The 2026 awards season just dropped its first major plot twist. While everyone expected the usual suspects to dominate the early predictions, an indie ensemble piece called Wavelength has quietly swept every major guild nomination—Director, Producer, Actor, Editor, and Writer. If you haven't heard of it yet, you're about to.
Wavelength premiered at Sundance last year to modest buzz, then spent months on the festival circuit before a limited theatrical run in November. Shot on a micro-budget with a cast of unknowns, it follows a group of amateur radio operators who discover a mysterious signal and become obsessed with decoding it. Think The Vast of Night meets Primer, but with more emotional depth and less time-travel headache.
What makes this nomination sweep remarkable isn't just the underdog story—it's the timing. In an era when streamers throw nine-figure budgets at prestige projects and studios calculate Oscar campaigns down to the dollar, Wavelength succeeded through word-of-mouth and genuine craft. No celebrity interviews, no billboard campaigns, no manufactured controversy. Just a film that connected with industry voters who watched it because other industry voters wouldn't shut up about it.
The director, Maya Okonkwo, is a 31-year-old filmmaker whose previous work includes two short films and a music video. In interviews, she's refreshingly candid about the production's limitations: "We had twelve shooting days and a crew of eight. I was pulling focus while directing half the time." That scrappy authenticity resonates in a year when audiences are increasingly skeptical of Hollywood's bloated budgets and endless franchise extensions.
Here's the uncomfortable question the industry is quietly asking: Does Wavelength's success represent a genuine shift toward valuing artistic merit over marketing muscle, or is it just this year's anomaly before business as usual resumes?
The optimistic view is that we're witnessing a recalibration. After years of superhero dominance and streaming algorithm optimization, maybe voters are hungry for cinema that takes risks and trusts its audience. The cynical view is that Wavelength will win a few technical awards, generate headlines about "the little film that could," and then be forgotten when the next franchise installment breaks box office records.
I'm cautiously hopeful. Not because I think the industry will suddenly abandon blockbusters—that's never happening—but because Wavelength proves there's still room for ambitious storytelling made on human scale. It reminds us that compelling cinema doesn't require explosions or A-list names, just vision and execution.
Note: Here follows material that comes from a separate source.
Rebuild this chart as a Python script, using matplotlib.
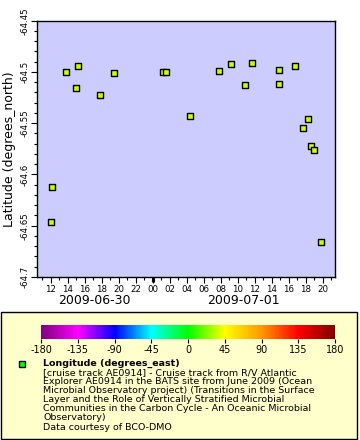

The real test comes after the awards. Will distributors take bigger chances on unconventional narratives? Will studios greenlight more mid-budget originals? Or will Wavelength become a novelty, the exception that proves the rule?
We'll know soon enough. For now, I'm enjoying watching an industry that usually values predictability get blindsided by something genuinely surprising. That's the kind of plot twist even the best screenwriters couldn't manufacture.